Doozer: a consistent, highly-available data store from Heroku labs

benblack · on April 13, 2011

(Reposting my blog comment here)

"I mean primarily the ability to face a network partition and continue providing write service to all clients transitively connected to a majority of servers. Secondarily, I mean the ability to continue providing read-only service to all clients connected to any server."

A truly available system, in the sense of CAP, allows writes, not just reads, even under partition, even for clients not connected to the "majority" nodes. This leads inevitably to the need for conflict detection and resolution, and that whole "eventually consistent" thing. What you are describing is very useful, hence the existence of things like Chubby and ZK, but is most definitely not "available", per CAP.

Folks might also be interested in the classic paper on constructing locks from low level primitives like CAS, Herlihy's 'Wait-free Synchronization" http://citeseerx.ist.psu.edu/viewdoc/download;jsessionid=A01...

jdf · on April 14, 2011

There are a number of other systems that allow this same approach of consistency and high availability. For example, Cassandra, which is freely available (as required by the poster), appears to be able to give you this behavior if you set ConsistencyLevel to QUORUM.

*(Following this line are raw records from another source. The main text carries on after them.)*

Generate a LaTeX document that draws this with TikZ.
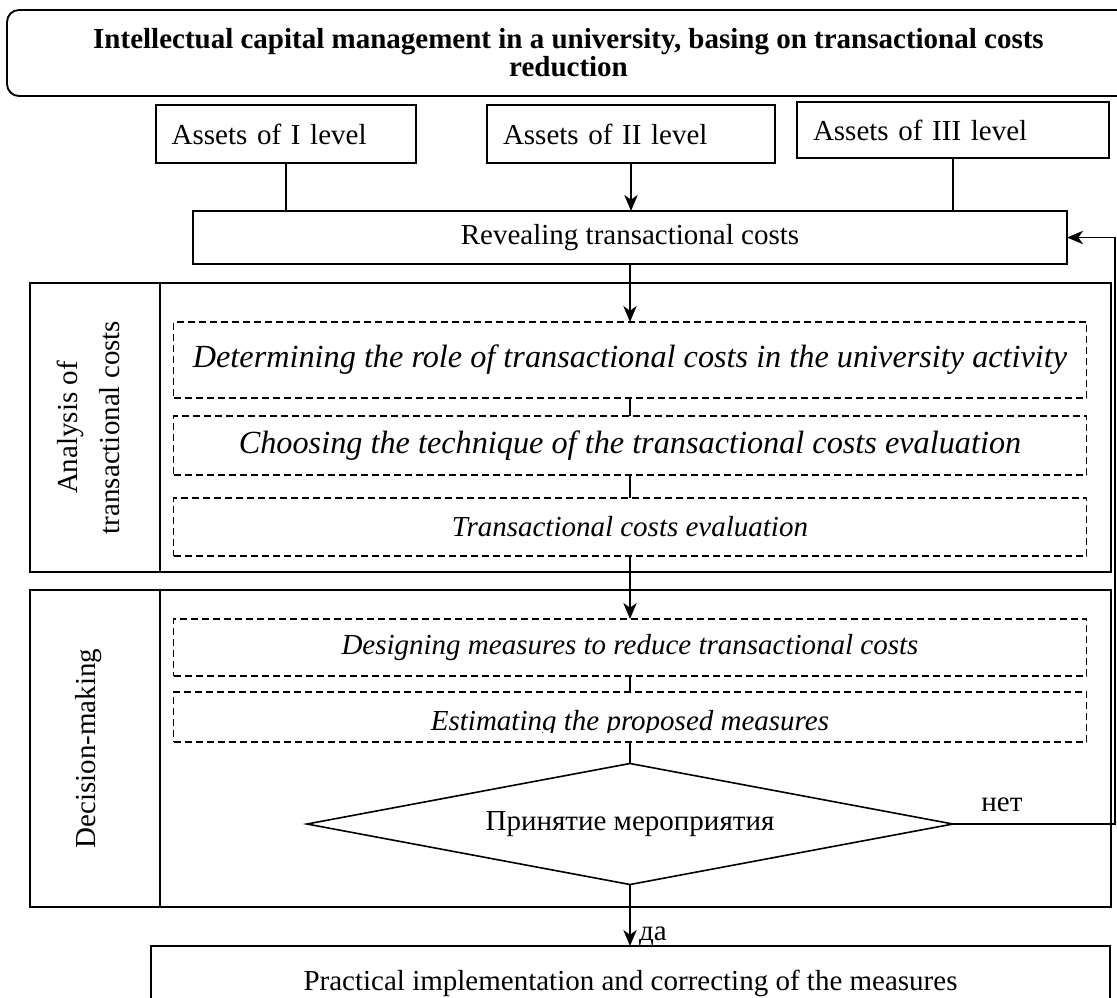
\documentclass[tikz,border=0pt]{standalone}
\usepackage{fontspec}
\setmainfont{Liberation Serif}
\usetikzlibrary{arrows.meta,shapes.geometric}
\begin{document}
\begin{tikzpicture}[x=0.75pt,y=-0.75pt,
  every node/.style={inner sep=0pt, outer sep=0pt, font=\fontsize{21.75}{26}\selectfont},
  solidbox/.style={draw, line width=1.4pt},
  assetbox/.style={solidbox, inner xsep=12pt, align=left},
  dbox/.style={draw, line width=1.2pt, dash pattern=on 5.25pt off 3pt, minimum width=913*0.75pt, font=\fontsize{21.75}{26}\selectfont\itshape},
  bigital/.style={font=\fontsize{24.2}{29}\selectfont\itshape},
  ital/.style={font=\fontsize{21.75}{26}\selectfont\itshape},
  conn/.style={line width=1.2pt},
  arr/.style={conn, -{Stealth[length=12pt,width=10pt,inset=3.5pt]}},
]
\useasboundingbox (0,0) rectangle (1117,997);
\clip (0,0) rectangle (1117,997);

% title
\node[solidbox, rounded corners=9pt, minimum width=1123*0.75pt, minimum height=86*0.75pt,
      align=center, font=\fontsize{21.75}{21}\selectfont\bfseries] (title) at (568.5,53)
  {Intellectual capital management in a university, basing on transactional costs\\reduction};

% assets
\node[assetbox, text width=171pt, minimum height=58*0.75pt] (a1) at (285.7,134) {Assets of I level};
\node[assetbox, text width=192pt, minimum height=58*0.75pt] (a2) at (631,134) {Assets of II level};
\node[assetbox, text width=210pt, minimum height=56*0.75pt] (a3) at (953,130) {Assets of III level};

% revealing
\node[solidbox, minimum width=874*0.75pt, minimum height=53*0.75pt] (reveal) at (630,237.5) {Revealing transactional costs};

% outer frames
\node[solidbox, minimum width=1081*0.75pt, minimum height=289*0.75pt] (outer1) at (570.5,427.5) {};
\draw[line width=1.4pt] (160,283) -- (160,572);
\node[rotate=90, align=center, font=\fontsize{21.75}{31.5}\selectfont] (lab1) at (88,427.5) {Analysis of\\transactional costs};

\node[solidbox, minimum width=1081*0.75pt, minimum height=317*0.75pt] (outer2) at (570.5,748.5) {};
\draw[line width=1.4pt] (160,590) -- (160,907);
\node[rotate=90] (lab2) at (89,748.5) {Decision-making};

% dashed steps
\node[dbox, bigital, minimum height=76*0.75pt] (d1) at (630,360) {Determining the role of transactional costs in the university activity};
\node[dbox, bigital, minimum height=59*0.75pt] (d2) at (630,445.5) {Choosing the technique of the transactional costs evaluation};
\node[dbox, minimum height=58*0.75pt] (d3) at (630,527) {Transactional costs evaluation};
\node[dbox, minimum height=57*0.75pt] (d4) at (630,647.5) {Designing measures to reduce transactional costs};
\node[dbox, minimum height=50*0.75pt] (d5) at (630,717) {};
\begin{scope}
  \clip (174,692) rectangle (1087,732);
  \node[ital, anchor=base] (t5) at (630,730) {Estimating the proposed measures};
\end{scope}

% decision
\node[draw, line width=1.2pt, shape=diamond, shape aspect=5.34, minimum width=646*0.75pt, minimum height=121*0.75pt] (dec) at (630,824) {Принятие мероприятия};

% implementation
\node[solidbox, minimum width=959*0.75pt, minimum height=74*0.75pt] (impl) at (630.5,983) {Practical implementation and correcting of the measures};

% connectors
\draw[conn] (a1.south) -- (a1.south |- reveal.north);
\draw[arr] (a2.south) -- (a2.south |- reveal.north);
\draw[conn] (a3.south) -- (a3.south |- reveal.north);
\draw[arr] (reveal.south) -- (d1.north);
\draw[conn] (d1.south) -- (d2.north);
\draw[conn] (d2.south) -- (d3.north);
\draw[arr] (d3.south) -- (d4.north);
\draw[conn] (d4.south) -- (d5.north);
\draw[conn] (d5.south) -- (dec.north);
\coordinate (fb) at (1115,824);
\draw[arr] (dec.east) -- (fb) |- (reveal.east);
\node (no) at (1002,805) {нет};
\draw[arr] (dec.south) -- (dec.south |- impl.north);
\node (yes) at (653,936) {да};
\end{tikzpicture}
\end{document}
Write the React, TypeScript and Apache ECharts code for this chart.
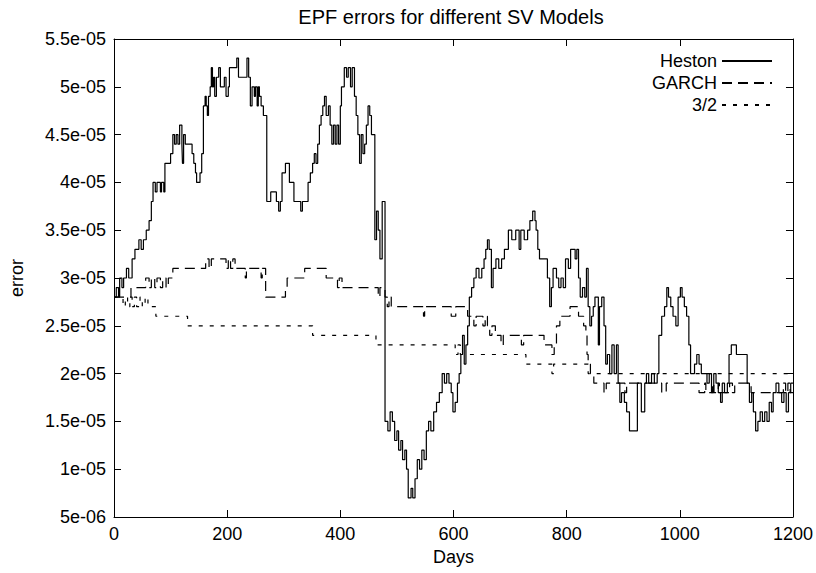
import React, { useEffect, useRef } from "react";
import * as echarts from "echarts";

// Values are in units of 1e-6 (e.g. 28 means 2.8e-05)
const X_TICKS = [0, 200, 400, 600, 800, 1000, 1200];
const Y_MIN = 5;
const Y_MAX = 55;
const Y_STEP = 5;
const SERIES_NAMES = ["Heston", "GARCH", "3/2"];

const HESTON: [number, number][] = [
  [0, 28], [4, 29], [8, 28], [10, 30], [14, 29], [17, 30], [22, 31], [26, 30], [32, 32], [37, 33],
  [44, 34], [48, 33], [52, 34], [57, 35], [62, 36], [66, 38], [69, 40], [73, 39], [76, 40], [82, 39],
  [84, 40], [88, 39], [90, 42], [100, 43], [104, 45], [107, 44], [110, 45], [113, 44], [116, 46], [120, 44],
  [121, 42], [123, 45], [126, 44], [131, 44], [138, 43], [141, 42], [144, 41], [146, 40], [150, 40], [152, 41],
  [155, 43], [158, 48], [161, 49], [163, 48], [165, 47], [167, 49], [170, 50], [172, 52], [174, 50], [176, 51],
  [178, 49], [181, 51], [185, 52], [188, 50], [195, 51], [198, 49], [202, 50], [204, 52], [214, 52], [217, 53],
  [220, 51], [233, 51], [235, 53], [238, 51], [241, 48], [244, 50], [248, 49], [250, 50], [253, 48], [255, 50],
  [257, 49], [260, 48], [264, 47], [268, 47], [270, 38], [277, 39], [287, 38], [291, 37], [294, 38], [297, 41],
  [303, 42], [310, 40], [318, 38], [330, 37], [333, 38], [343, 40], [347, 41], [351, 42], [354, 43], [357, 42],
  [360, 44], [363, 46], [366, 47], [369, 48], [372, 49], [375, 47], [379, 48], [382, 46], [385, 44], [388, 46],
  [391, 44], [394, 46], [397, 44], [400, 48], [402, 50], [407, 52], [411, 51], [414, 52], [418, 50], [421, 52],
  [425, 49], [428, 47], [431, 45], [434, 42], [437, 45], [440, 43], [443, 44], [446, 46], [449, 48], [452, 47],
  [455, 45], [458, 45], [461, 34], [464, 37], [467, 35], [470, 32], [474, 38], [477, 38], [479, 15], [484, 14],
  [488, 16], [492, 15], [496, 13], [500, 14], [503, 12], [507, 13], [510, 11], [514, 12], [517, 10], [520, 7],
  [525, 8], [528, 7], [532, 9], [536, 11], [540, 10], [544, 12], [548, 11], [552, 14], [556, 15], [560, 14],
  [565, 16], [570, 17], [575, 18], [580, 20], [584, 19], [588, 20], [592, 19], [596, 18], [599, 16], [603, 17],
  [607, 19], [610, 20], [613, 22], [616, 24], [619, 21], [622, 23], [625, 25], [628, 28], [632, 29], [636, 30],
  [640, 31], [645, 30], [650, 31], [654, 32], [657, 33], [660, 34], [663, 33], [667, 29], [670, 31], [675, 32],
  [680, 31], [685, 32], [690, 33], [697, 35], [703, 34], [710, 35], [716, 33], [719, 35], [725, 34], [731, 35],
  [735, 36], [740, 37], [744, 36], [746, 35], [749, 33], [752, 32], [762, 32], [766, 30], [770, 27], [773, 29],
  [776, 31], [782, 30], [786, 29], [790, 30], [794, 29], [798, 32], [803, 31], [807, 33], [815, 32], [818, 33],
  [821, 30], [824, 28], [828, 29], [832, 28], [835, 31], [838, 27], [841, 25], [844, 26], [847, 27], [850, 28],
  [856, 23], [858, 27], [862, 28], [866, 25], [869, 21], [872, 22], [876, 20], [880, 23], [884, 20], [888, 23],
  [891, 19], [894, 17], [897, 18], [902, 17], [906, 16], [911, 14], [922, 14], [925, 19], [929, 19], [932, 16],
  [936, 16], [938, 19], [941, 20], [945, 19], [950, 20], [955, 19], [960, 20], [963, 24], [968, 26], [973, 27],
  [977, 29], [980, 28], [984, 27], [988, 26], [993, 25], [997, 28], [1001, 29], [1004, 28], [1008, 27], [1012, 26],
  [1016, 23], [1019, 20], [1026, 21], [1030, 22], [1034, 21], [1038, 20], [1044, 20], [1048, 19], [1052, 20], [1056, 18],
  [1060, 20], [1064, 19], [1068, 18], [1072, 17], [1075, 19], [1079, 18], [1084, 19], [1087, 22], [1091, 23], [1097, 23],
  [1100, 22], [1116, 22], [1119, 19], [1123, 17], [1127, 18], [1130, 16], [1134, 14], [1138, 15], [1142, 16], [1146, 15],
  [1150, 16], [1154, 15], [1158, 17], [1162, 16], [1165, 18], [1170, 19], [1175, 18], [1180, 17], [1184, 18], [1188, 16],
  [1192, 18], [1196, 19], [1200, 19],
];

const GARCH: [number, number][] = [
  [0, 28], [12, 28], [30, 29], [52, 29], [56, 30], [62, 29], [66, 30], [72, 29], [76, 30], [82, 29],
  [86, 30], [92, 29], [96, 30], [104, 31], [160, 31], [162, 32], [168, 31], [172, 32], [195, 32], [198, 31],
  [202, 32], [206, 31], [210, 32], [214, 31], [230, 31], [232, 30], [234, 31], [258, 31], [260, 30], [262, 31],
  [268, 28], [300, 28], [303, 29], [306, 30], [335, 30], [337, 31], [372, 31], [375, 30], [392, 30], [395, 29],
  [398, 30], [403, 29], [465, 29], [467, 28], [470, 29], [479, 28], [483, 27], [486, 28], [490, 27], [545, 27],
  [547, 26], [549, 27], [593, 27], [596, 26], [602, 26], [604, 27], [622, 27], [625, 26], [633, 26], [636, 25],
  [640, 26], [648, 26], [652, 25], [656, 26], [660, 25], [664, 24], [668, 25], [674, 24], [680, 24], [684, 23],
  [688, 24], [716, 24], [720, 23], [724, 24], [756, 24], [760, 23], [774, 22], [778, 23], [782, 25], [788, 26],
  [806, 27], [818, 27], [821, 26], [830, 25], [834, 24], [836, 22], [838, 21], [842, 20], [848, 19], [860, 19],
  [866, 18], [870, 19], [900, 19], [903, 18], [906, 19], [966, 19], [968, 18], [976, 19], [1032, 19], [1034, 18],
  [1040, 18], [1044, 19], [1046, 18], [1056, 18], [1058, 19], [1060, 18], [1068, 19], [1070, 18], [1085, 18], [1088, 19],
  [1093, 18], [1097, 19], [1124, 19], [1126, 18], [1180, 18], [1183, 19], [1187, 18], [1191, 19], [1195, 18], [1200, 18],
];

const THREE_HALVES: [number, number][] = [
  [0, 28], [14, 28], [16, 27], [20, 28], [24, 27], [28, 28], [32, 27], [36, 28], [40, 27], [46, 28],
  [50, 27], [55, 28], [60, 27], [72, 27], [74, 26], [128, 26], [130, 25], [349, 25], [351, 24], [460, 24],
  [463, 23], [600, 23], [603, 22], [608, 23], [612, 22], [726, 22], [728, 21], [772, 21], [774, 20], [777, 21],
  [836, 21], [838, 20], [1200, 20],
];

const FONT = "'Liberation Sans', Arial, Helvetica, sans-serif";

function fmtSci(u: number): string {
  const exp = u >= 10 ? 5 : 6;
  const m = u >= 10 ? u / 10 : u;
  const ms = parseFloat(m.toFixed(3)).toString();
  return `${ms}e-0${exp}`;
}

export default function App() {
  const ref = useRef<HTMLDivElement>(null);
  useEffect(() => {
    document.body.style.margin = "0";
    const chart = echarts.init(ref.current!, undefined, { renderer: "svg" });
    const axisLine = { show: true, onZero: false, lineStyle: { color: "#000", width: 1 } };
    const tick = { show: true, inside: true, length: 7, lineStyle: { color: "#000", width: 1 } };
    const label = { color: "#000", fontSize: 18, fontFamily: FONT };
    const dashes: any[] = ["solid", [10, 6], [4, 7]];
    const datasets = [HESTON, GARCH, THREE_HALVES];
    chart.setOption({
      animation: false,
      backgroundColor: "#fff",
      title: {
        text: "EPF errors for different SV Models",
        left: 451,
        textAlign: "center",
        top: 7,
        padding: 0,
        textStyle: { color: "#000", fontSize: 20, fontWeight: "normal", fontFamily: FONT },
      },
      legend: {
        orient: "vertical",
        right: 43,
        top: 52,
        align: "right",
        itemWidth: 50,
        itemHeight: 18,
        itemGap: 4,
        padding: 0,
        data: SERIES_NAMES,
        itemStyle: { opacity: 0 },
        textStyle: { color: "#000", fontSize: 18, lineHeight: 18, fontFamily: FONT, padding: [0, 0, 0, 0] },
      },
      grid: { left: 109, right: 23, top: 39, bottom: 56, containLabel: false },
      xAxis: [
        {
          type: "value",
          min: X_TICKS[0],
          max: X_TICKS[X_TICKS.length - 1],
          interval: X_TICKS[1] - X_TICKS[0],
          position: "bottom",
          axisLine,
          axisTick: tick,
          axisLabel: { ...label, margin: 8, formatter: (v: number) => String(v) },
          splitLine: { show: false },
          name: "Days",
          nameLocation: "middle",
          nameGap: 25,
          nameTextStyle: label,
        },
        {
          type: "value",
          min: X_TICKS[0],
          max: X_TICKS[X_TICKS.length - 1],
          interval: X_TICKS[1] - X_TICKS[0],
          position: "top",
          axisLine,
          axisTick: tick,
          axisLabel: { show: false },
          splitLine: { show: false },
        },
      ],
      yAxis: [
        {
          type: "value",
          min: Y_MIN,
          max: Y_MAX,
          interval: Y_STEP,
          position: "left",
          axisLine,
          axisTick: tick,
          axisLabel: { ...label, margin: 8, formatter: (v: number) => fmtSci(v) },
          splitLine: { show: false },
          name: "error",
          nameLocation: "middle",
          nameGap: 88,
          nameTextStyle: label,
        },
        {
          type: "value",
          min: Y_MIN,
          max: Y_MAX,
          interval: Y_STEP,
          position: "right",
          axisLine,
          axisTick: tick,
          axisLabel: { show: false },
          splitLine: { show: false },
        },
      ],
      series: SERIES_NAMES.map((name, i) => ({
        name,
        type: "line",
        xAxisIndex: 0,
        yAxisIndex: 0,
        step: "end",
        symbol: "none",
        showSymbol: false,
        data: datasets[i],
        lineStyle: { color: "#000", width: 1.2, type: dashes[i] },
        itemStyle: { color: "#000" },
        z: 3 - i,
      })),
    });
    return () => chart.dispose();
  }, []);
  return (
    <div
      ref={ref}
      style={{ position: "fixed", left: 0, top: 0, width: 816, height: 573, background: "#fff" }}
    />
  );
}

Clustrix, the company I work for, offers a full SQL data store with similar quorum semantics. However, it's not free.

Google Megastore allows similar consistency semantics (with its own data model) in a cross data center "cloud" fashion. It's also not free, but it would probably be suitable for some set of Heroku customers, particularly if they're already using Google App Engine.

leef · on April 14, 2011

You actually cannot implement strongly consistent compare-and-set on a quorum based system. This is because quorums do not have strong failure semantics.

For example, lets say you have key A with data 'foo' living on all 3 nodes of a quorum based system. You perform a write to key A with data 'bar' and one host accepts the write and two fail resulting in your client getting a failure back. Reading data back from all nodes will return 'foo'. Time goes along and read repair or some other anti-entropy process kicks in a replicates 'bar' to the other hosts. Now a read for key A returns 'bar'. In short, when a client performs a write and gets a failure back they actually have no idea if it will update the data store or not. You cannot implement compare-and-set in that type of environment.

krarick · on April 14, 2011

That is not how paxos works. It guarantees that all hosts in the system learn the same sequence of writes. The scenario where "one host accepts the write and two fail" does not happen. This is proved in http://research.microsoft.com/users/lamport/pubs/paxos-simpl...

leef · on April 14, 2011

Right, I was talking about the quorum semantics as used by systems like Dynamo and Cassandra. Paxos provides a much stronger guarantee than simple quorums.

vicaya · on April 14, 2011

"The only freely-available tool that attempts to provide both of these is zookeeper, but zookeeper is specialized, focused on locking and server management. We need a general-purpose tool that provides the same guarantees in a clean, well-designed package."

I think they dismissed Zookeeper too quickly without trying to understand it first. The zookeeper primitives (get/set nodes and their children) seems simpler and cleaner than doozer is client protocol, AFAICT. Zookeeper should scale better (especially for readers) than typical Paxos based systems as well.

leef · on April 15, 2011

The problem with zookeeper is there is no safe way to dynamically change the nodes in the cluster. That's where Paxos comes in since it is provably correct even with nodes joining and leaving.

sigil · on April 13, 2011

Cool. Is the consensus algorithm straight-up Paxos, or are there modifications? The Paxos Made Live [1] paper from Google raised some interesting issues.

[1] http://labs.google.com/papers/paxos_made_live.html

bmizerany · on April 13, 2011

Yes, it is Paxos. We have a post coming up about it.

sigil · on April 13, 2011

Great, looking forward to it.

besquared · on April 13, 2011

What happens when you CAS the same key from two sides of a network partition and the partitions rejoin?

benblack · on April 13, 2011

As explained in the post, the minority side of the partition is not writable.

besquared · on April 13, 2011

Ahh I see it's in the extra small note at the bottom

"I mean primarily the ability to face a network partition and continue providing write service to all clients transitively connected to a majority of servers."

Probably should be a little more prominent considering it's one of the first questions you'd want answered but I was a bit careless to miss it.

packetslave · on April 13, 2011

One of the Fraggles wanders by and eats half your data.